Including that which does not in all points bear close reading.
IN THREE ICONIC ACTIONS – each taken by Conciliar Popes – Peter [sic] set aside the mandate given to him by our Lord Jesus Christ!
In Pope Paul VI, Peter took off the Papal tiara:
will not RULE the Church of Jesus Christ;
In Pope Paul VI, Peter returned the Islamic Standard to the Muslims won by our Lady at the Battle of Lepanto:
will not DEFEND the Bride of Jesus Christ;
In Pope John Paul II, Peter kissed the Koran:
will not HONOR the Gospel of Jesus Christ alone!

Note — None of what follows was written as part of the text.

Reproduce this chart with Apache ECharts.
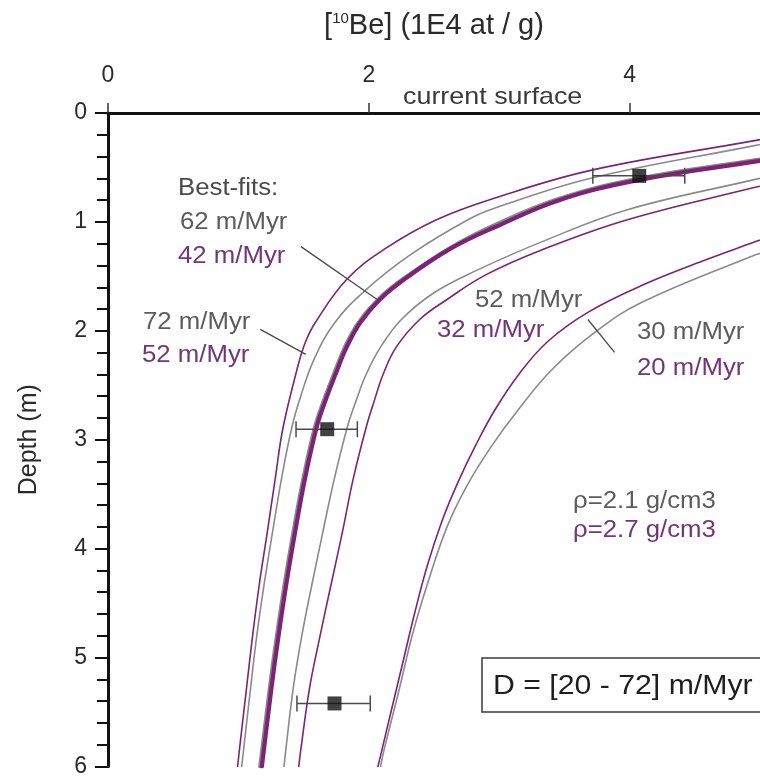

In each case “Peter” standing for the Pope in question. Oratorical flourish here, forgiven in the context.
More to the point:
THIRDLY, through Popes Paul VI, John Paul II, and Benedict XVI, Peter Denied the Church’s obligation to offer Worship to no other God, but the Blessed Trinity
Popes Paul VI, John Paul II, and Benedict XVI each visited and took part in services of worship at the Synagogue in Rome;
By way of these visits, these three Conciliar Popes gave credence to the false notion that it is possible for a people to have access to God the Father even though they have rejected His Only Begotten Son;
And they said this by and through their actions even though Our Lord Jesus Christ Himself said:
He that believeth in the Son, hath life everlasting; but he that believeth not the Son, shall not see life; but the wrath of God abideth on him. [John 3:36]
He who honoureth not the Son, honoureth not the Father, who hath sent him. [John 5:23]
Pope John Paul II called for and leads and Pope Benedict XVI lead subsequent
Assisi Prayer for World Peace events;
At these events prayers, animal sacrifices, and other offerings were made to false gods – with Peter’s blessing – within the precincts of a Church consecrated to the worship of the Blessed Trinity!
Which leads to questioning the whole ecumenical movement, popes giving away the store in a fraternal effort that got away from what made sense. Food for thought here, something the bishop in Houston wanted no part of, as will be made clear.
In any case, a matter of instant recognition to the preacher’s audience and the thousands who eventually listened to the sermon, people of serious faith who don’t get the finer points of ecclesiastical maneuvering.